Saturday, February 14, 2009

Pot Smoking NBA

taken from www.veryimportantpotheads.com

Maverick Outs NBA


On April 25, soft-spoken Dallas Mavericks forward Josh Howard said on a radio show that he likes marijuana and smokes it during the offseason hours before a playoff game against the New Orleans Hornets. "Most of the players in the league use marijuana and I have and do partake in smoking weed in the offseason sometimes," Howard said on The Michael Irvin Show on the ESPN Radio affiliate in Dallas, adding that ''everybody in the media world and in the sports world” knows it.

''That's my personal choice and my personal opinion,” Howard said, “I don't think that's stopping me from doing my job.'' Arguably so. Howard has averaged 15.2 points and 6.4 rebounds for his five-year NBA career and averaged 19.9 and 7.0 this past regular season. The Mavericks won Game 3 that night with Howard scoring 18 points, but the team ultimately lost the series, and Howard seemed to feel the pressure his admission brought him.
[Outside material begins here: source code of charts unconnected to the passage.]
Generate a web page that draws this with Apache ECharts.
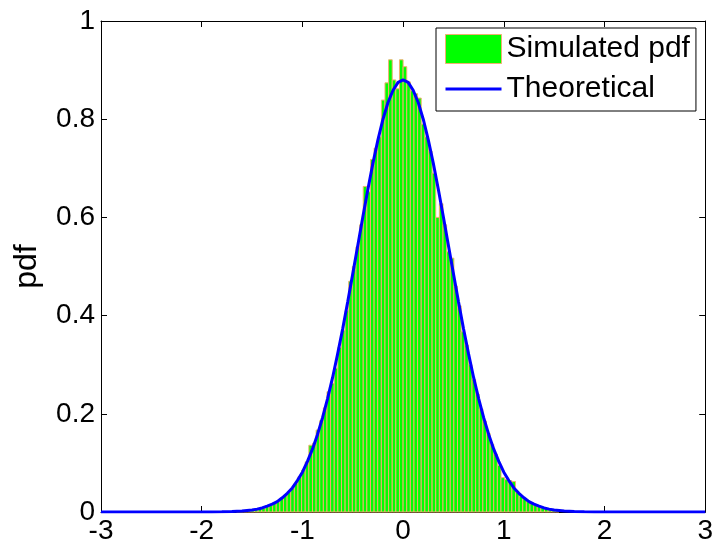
<!DOCTYPE html>
<html>
<head>
<meta charset="utf-8">
<script src="https://cdn.jsdelivr.net/npm/echarts/dist/echarts.min.js"></script>
<style>
html,body{margin:0;padding:0;background:#fff;}
#chart{width:716px;height:545px;}
</style>
</head>
<body>
<div id="chart"></div>
<script>
// Histogram bins (regular grid) and simulated pdf heights
var binStart = -1.656;
var binWidth = 0.036;
var simulatedPdf = [
  0.001, 0.002, 0.002, 0.003, 0.004, 0.005, 0.007, 0.008, 0.012, 0.013,
  0.018, 0.021, 0.028, 0.034, 0.040, 0.048, 0.058, 0.072, 0.085, 0.102,
  0.136, 0.140, 0.167, 0.186, 0.212, 0.245, 0.262, 0.293, 0.335, 0.370,
  0.410, 0.470, 0.500, 0.540, 0.585, 0.663, 0.652, 0.718, 0.741, 0.764,
  0.839, 0.874, 0.921, 0.880, 0.862, 0.921, 0.907, 0.876, 0.858, 0.852,
  0.843, 0.790, 0.764, 0.735, 0.690, 0.600, 0.628, 0.585, 0.530, 0.517,
  0.460, 0.420, 0.367, 0.340, 0.300, 0.270, 0.240, 0.210, 0.185, 0.160,
  0.138, 0.118, 0.095, 0.070, 0.066, 0.064, 0.062, 0.040, 0.032, 0.027,
  0.021, 0.017, 0.014, 0.011, 0.009, 0.007, 0.005, 0.004, 0.003
];

var curveX = [-3, -2.5, -2.0, -1.9, -1.8, -1.7, -1.6, -1.5, -1.45, -1.4, -1.35, -1.3, -1.25, -1.2, -1.15, -1.1, -1.05, -1.0,
  -0.95, -0.9, -0.85, -0.8, -0.75, -0.7, -0.65, -0.6, -0.55, -0.5, -0.45, -0.4, -0.35, -0.3, -0.25, -0.2, -0.15, -0.1, -0.05, 0,
  0.05, 0.1, 0.15, 0.2, 0.25, 0.3, 0.35, 0.4, 0.45, 0.5, 0.55, 0.6, 0.65, 0.7, 0.75, 0.8, 0.85, 0.9, 0.95,
  1.0, 1.05, 1.1, 1.15, 1.2, 1.25, 1.3, 1.35, 1.4, 1.45, 1.5, 1.6, 1.7, 1.8, 1.9, 2.0, 2.5, 3];
var curveY = [0, 0, 0.0001, 0.0002, 0.0004, 0.0009, 0.0020, 0.0041, 0.0059, 0.0083, 0.012, 0.016, 0.021, 0.029, 0.038, 0.049, 0.064, 0.081,
  0.103, 0.128, 0.158, 0.192, 0.231, 0.274, 0.322, 0.373, 0.428, 0.485, 0.543, 0.601, 0.657, 0.710, 0.758, 0.800, 0.834, 0.859, 0.875, 0.880,
  0.875, 0.859, 0.834, 0.800, 0.758, 0.710, 0.657, 0.601, 0.543, 0.485, 0.428, 0.373, 0.322, 0.274, 0.231, 0.192, 0.158, 0.128, 0.103,
  0.081, 0.064, 0.049, 0.038, 0.029, 0.021, 0.016, 0.012, 0.0083, 0.0059, 0.0041, 0.0020, 0.0009, 0.0004, 0.0002, 0.0001, 0, 0];

var xTicks = [-3, -2, -1, 0, 1, 2, 3];
var yTicks = [0, 0.2, 0.4, 0.6, 0.8, 1];

var FONT = 'Liberation Sans, Arial, sans-serif';

var histData = simulatedPdf.map(function (h, i) {
  var s = binStart + i * binWidth;
  return [s, s + binWidth, h];
});
var lineData = curveX.map(function (x, i) { return [x, curveY[i]]; });

var chart = echarts.init(document.getElementById('chart'), null, {renderer: 'canvas'});

function axisCommon() {
  return {
    axisLine: {show: true, onZero: false, lineStyle: {color: '#000', width: 1}},
    axisTick: {show: true, inside: true, length: 6, lineStyle: {color: '#000', width: 1}},
    splitLine: {show: false}
  };
}

chart.setOption({
  animation: false,
  backgroundColor: '#fff',
  grid: {left: 101, right: 8, top: 21, bottom: 33, containLabel: false},
  legend: {
    orient: 'vertical',
    left: 436,
    top: 28,
    padding: [6, 6, 7, 9],
    itemGap: 10,
    itemWidth: 56,
    itemHeight: 29,
    backgroundColor: '#fff',
    borderColor: '#000',
    borderWidth: 1,
    borderRadius: 0,
    textStyle: {fontSize: 30, fontFamily: FONT, color: '#000'},
    data: [
      {name: 'Simulated pdf', icon: 'rect', itemStyle: {color: '#00FF00', borderColor: '#F0B070', borderWidth: 1}},
      {name: 'Theoretical', icon: 'path://M0,0M0,13L56,13L56,16L0,16ZM56,29', itemStyle: {color: '#0000FF', borderWidth: 0}}
    ]
  },
  xAxis: [
    Object.assign({
      type: 'value', min: xTicks[0], max: xTicks[xTicks.length - 1], interval: 1, position: 'bottom',
      axisLabel: {fontSize: 28, fontFamily: FONT, color: '#000', margin: 5}
    }, axisCommon()),
    Object.assign({
      type: 'value', min: xTicks[0], max: xTicks[xTicks.length - 1], interval: 1, position: 'top',
      axisLabel: {show: false}
    }, axisCommon())
  ],
  yAxis: [
    Object.assign({
      type: 'value', min: yTicks[0], max: yTicks[yTicks.length - 1], interval: 0.2, position: 'left',
      name: 'pdf', nameLocation: 'middle', nameGap: 58,
      nameTextStyle: {fontSize: 32, fontFamily: FONT, color: '#000'},
      axisLabel: {fontSize: 28, fontFamily: FONT, color: '#000', margin: 6}
    }, axisCommon()),
    Object.assign({
      type: 'value', min: yTicks[0], max: yTicks[yTicks.length - 1], interval: 0.2, position: 'right',
      axisLabel: {show: false}
    }, axisCommon())
  ],
  series: [
    {
      name: 'Simulated pdf',
      type: 'custom',
      xAxisIndex: 0, yAxisIndex: 0,
      renderItem: function (params, api) {
        var p0 = api.coord([api.value(0), 0]);
        var p1 = api.coord([api.value(1), api.value(2)]);
        return {
          type: 'rect',
          shape: {x: p0[0], y: p1[1], width: p1[0] - p0[0], height: p0[1] - p1[1]},
          style: {fill: '#00FF00', stroke: '#F0B070', lineWidth: 1}
        };
      },
      encode: {x: [0, 1], y: 2},
      data: histData,
      z: 2
    },
    {
      name: 'Theoretical',
      type: 'line',
      xAxisIndex: 0, yAxisIndex: 0,
      data: lineData,
      symbol: 'none',
      smooth: false,
      lineStyle: {color: '#0000FF', width: 3},
      itemStyle: {color: '#0000FF'},
      z: 3
    }
  ]
});
</script>
</body>
</html>
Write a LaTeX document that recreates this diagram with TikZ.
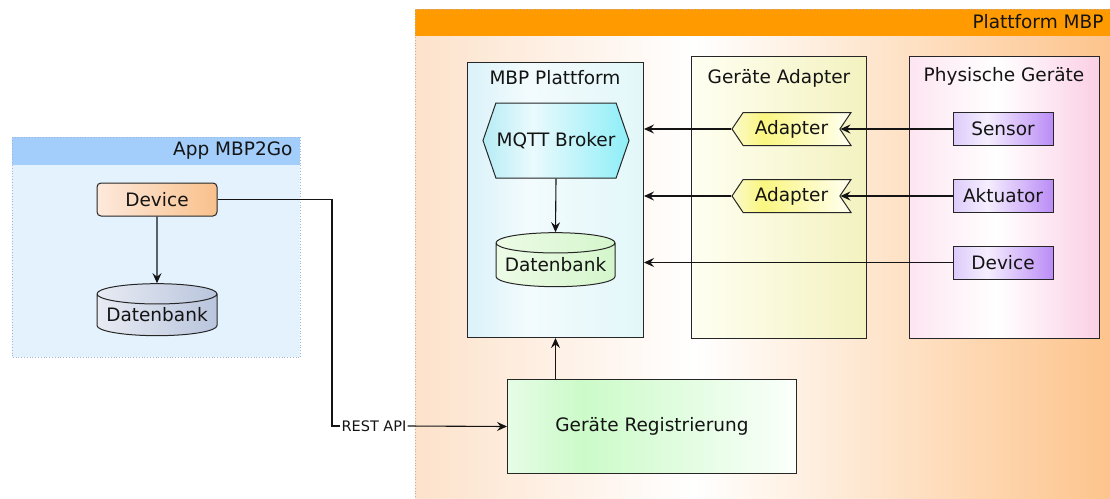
\documentclass[tikz,border=0pt]{standalone}
\usepackage{fontspec}
\setmainfont{DejaVu Sans}
\usetikzlibrary{shapes.geometric,shapes.symbols,arrows.meta,calc}

% palette
\definecolor{ink}{HTML}{141414}
\definecolor{edge}{HTML}{262626}
\definecolor{appHead}{HTML}{A3CDFB}
\definecolor{appBody}{HTML}{E4F2FE}
\definecolor{appRim}{HTML}{9FB6D2}
\definecolor{platHead}{HTML}{FF9A00}
\definecolor{platRim}{HTML}{BFB3A8}
\definecolor{platL}{HTML}{FDE2CB}
\definecolor{platR}{HTML}{FDC48C}
\definecolor{mbpL}{HTML}{D9F2F9}
\definecolor{mbpM}{HTML}{F3FBFD}
\definecolor{mbpR}{HTML}{E2F7F9}
\definecolor{hexL}{HTML}{B5ECF5}
\definecolor{hexM}{HTML}{EAFAFD}
\definecolor{hexR}{HTML}{8EEEF8}
\definecolor{yelL}{HTML}{FFFFF2}
\definecolor{yelR}{HTML}{F3F2C0}
\definecolor{adpL}{HTML}{FBF9CC}
\definecolor{adpM}{HTML}{FAF680}
\definecolor{adpR}{HTML}{FFFFF2}
\definecolor{pinkL}{HTML}{FDE5F1}
\definecolor{pinkR}{HTML}{FBCFE5}
\definecolor{purL}{HTML}{DDCBFA}
\definecolor{purM}{HTML}{F5EEFE}
\definecolor{purR}{HTML}{BB8CF6}
\definecolor{regL}{HTML}{E6FCE6}
\definecolor{regM}{HTML}{CCFBC9}
\definecolor{regR}{HTML}{FBFFFB}
\definecolor{devL}{HTML}{FDE9DC}
\definecolor{devR}{HTML}{F9C18C}
\definecolor{dbAL}{HTML}{E8EBF3}
\definecolor{dbAR}{HTML}{B9C5DD}
\definecolor{dbBL}{HTML}{EDFBE6}
\definecolor{dbBR}{HTML}{D4F6CC}

% multi-stop horizontal fills (TikZ maps 25bp..75bp onto the path)
\pgfdeclarehorizontalshading{platshade}{100bp}{color(0bp)=(platL); color(25bp)=(platL); color(45bp)=(white); color(75bp)=(platR); color(100bp)=(platR)}
\pgfdeclarehorizontalshading{mbpshade}{100bp}{color(0bp)=(mbpL); color(25bp)=(mbpL); color(42bp)=(mbpM); color(75bp)=(mbpR); color(100bp)=(mbpR)}
\pgfdeclarehorizontalshading{hexshade}{100bp}{color(0bp)=(hexL); color(25bp)=(hexL); color(42bp)=(hexM); color(75bp)=(hexR); color(100bp)=(hexR)}
\pgfdeclarehorizontalshading{adpshade}{100bp}{color(0bp)=(adpL); color(25bp)=(adpL); color(38bp)=(adpM); color(75bp)=(adpR); color(100bp)=(adpR)}
\pgfdeclarehorizontalshading{pinkshade}{100bp}{color(0bp)=(pinkL); color(25bp)=(pinkL); color(48bp)=(white); color(75bp)=(pinkR); color(100bp)=(pinkR)}
\pgfdeclarehorizontalshading{purshade}{100bp}{color(0bp)=(purL); color(25bp)=(purL); color(42bp)=(purM); color(75bp)=(purR); color(100bp)=(purR)}
\pgfdeclarehorizontalshading{regshade}{100bp}{color(0bp)=(regL); color(25bp)=(regL); color(38bp)=(regM); color(75bp)=(regR); color(100bp)=(regR)}

\tikzset{
  mainfont/.style={font=\fontsize{18.5}{22}\selectfont},
  smallfont/.style={font=\fontsize{14.5}{17}\selectfont},
  panel/.style={draw=edge, line width=1pt, anchor=north west, inner sep=0pt},
  itembox/.style={draw=edge, line width=1pt, inner sep=0pt, minimum height=33pt},
  dbshape/.style={cylinder, shape border rotate=90, draw=edge, line width=1pt,
    inner sep=0pt, aspect=0.2},
  adapterbox/.style={signal, signal to=west, signal from=east, signal pointer angle=112,
    draw=edge, line width=1pt, shading=adpshade, inner sep=0pt,
    minimum width=119pt, minimum height=33pt},
  conn/.style={draw=ink, line width=1.1pt, -{Stealth[length=10pt,width=9pt,inset=3.5pt]}},
  plain/.style={draw=ink, line width=1.1pt},
}

\begin{document}
\begin{tikzpicture}[x=1pt, y=-1pt, mainfont, text=ink]
\useasboundingbox (0,0) rectangle (1110,498);
\clip (0,0) rectangle (1110,498);

% ---- app container ----
\node[anchor=north west, inner sep=0pt, fill=appBody, minimum width=288pt, minimum height=220pt] (app) at (12,137) {};
\fill[appHead] (app.north west) rectangle ($(app.north east)+(0,28)$);
\draw[appRim, dotted, line width=0.8pt] (app.north west) rectangle (app.south east);
\node[anchor=east] (appT) at (296,151) {App MBP2Go};

% ---- platform container ----
\node[anchor=north west, inner sep=0pt, shading=platshade, minimum width=697pt, minimum height=500pt] (plat) at (415,9) {};
\fill[platHead] (plat.north west) rectangle ($(plat.north east)+(0,27)$);
\draw[platRim, dotted, line width=0.8pt] (plat.north west) rectangle (plat.south east);
\node[anchor=east] (platT) at (1107,22) {Plattform MBP};

% ---- columns inside the platform ----
\node[panel, shading=mbpshade, minimum width=176pt, minimum height=275pt] (mbp) at (467,62) {};
\node (mbpT) at (555,78) {MBP Plattform};
\node[panel, left color=yelL, right color=yelR, minimum width=175pt, minimum height=282pt] (ga) at (691,55.5) {};
\node (gaT) at (779,78) {Geräte Adapter};
\node[panel, shading=pinkshade, minimum width=190pt, minimum height=282pt] (pg) at (909,55.5) {};
\node (pgT) at (1004,76) {Physische Geräte};

% ---- platform internals ----
\node[signal, signal to=west and east, signal pointer angle=142, draw=edge, line width=1pt,
  shading=hexshade, inner sep=0pt, minimum width=146pt, minimum height=75pt] (mqtt) at (556,140.5) {MQTT Broker};
\node[dbshape, left color=dbBL, right color=dbBR, minimum width=119pt, minimum height=54pt] (dbB) at (555.5,265) {Datenbank};

\node[adapterbox] (adp1) at (791.5,129) {Adapter};
\node[adapterbox] (adp2) at (791.5,196) {Adapter};

\node[itembox, shading=purshade, minimum width=100pt] (sensor) at (1003,129) {Sensor};
\node[itembox, shading=purshade, minimum width=100pt] (akt) at (1003,196) {Aktuator};
\node[itembox, shading=purshade, minimum width=100pt] (devB) at (1003,262.5) {Device};

\node[panel, shading=regshade, minimum width=289pt, minimum height=94pt] (reg) at (507,379) {};
\node (regT) at (reg.center) {Geräte Registrierung};

% ---- app internals ----
\node[itembox, rounded corners=4pt, left color=devL, right color=devR, minimum width=120pt] (devA) at (157,199.5) {Device};
\node[dbshape, left color=dbAL, right color=dbAR, minimum width=120pt, minimum height=52pt] (dbA) at (157,315) {Datenbank};

% ---- connectors ----
\draw[conn] (devA.south) -- (dbA.north);
\draw[conn] (mqtt.south) -- (dbB.north);
\draw[conn] (sensor.west) -- (adp1.east);
\draw[conn] (akt.west) -- (adp2.east);
\draw[conn] (adp1.west) -- (mbp.east |- adp1.west);
\draw[conn] (adp2.west) -- (mbp.east |- adp2.west);
\draw[conn] (devB.west) -- (mbp.east |- devB.west);
\draw[conn] (reg.north -| mbp.south) -- (mbp.south);

\node[smallfont, inner sep=1pt] (rest) at (374,426) {REST API};
\coordinate (bend) at (332,426);
\draw[plain] (devA.east) -| (bend) -- (rest.west);
\draw[conn] (rest.east) -- (reg.west);
\end{tikzpicture}
\end{document}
Mavericks owner and self-made billionaire Mark Cuban calmly commented, "It depends if we win or lose....If we win, 'Boy, it's amazing what guys do for motivation. It worked!" Cuban said. "If we lose, 'Oh, what a distraction."'

Howard’s admission brought one from commentator and T-Mobile spokesperson Charles Barkley, who put his use squarely in the court of his past. In 1993, the year he was voted the NBA’s most valuable player, Barkley made national news when he wrote the text for his "I am not a role model" Nike commercial.

In 2001, former NBA star Charles Oakley estimated that 60 percent of league's players used marijuana. The NBA's drug-testing policy allows for four tests per season. However, if the league has "probable cause," it can to test a player as often as it wants, including during the off-season, presuming the players' association agrees to the probable cause.

“Back in December, [Howard] scored a career-high 47 points against the Utah Jazz,” wrote Rick Telander of the Chicago Sun Times. “What if he smokes dope the way hard-charging executives chill out with a martini or two? And how many of those executives, offspring of the 1960s, now chase those martinis with a few tokes on a joint?”

“It's not right, but history shows that illegal drugs are usually the drugs that are out of favor with the ruling class,” Telander continued. “Drugs are made illegal, as long as enforcement mainly affects the poor and the underclass.” There’s an issue for the NBA.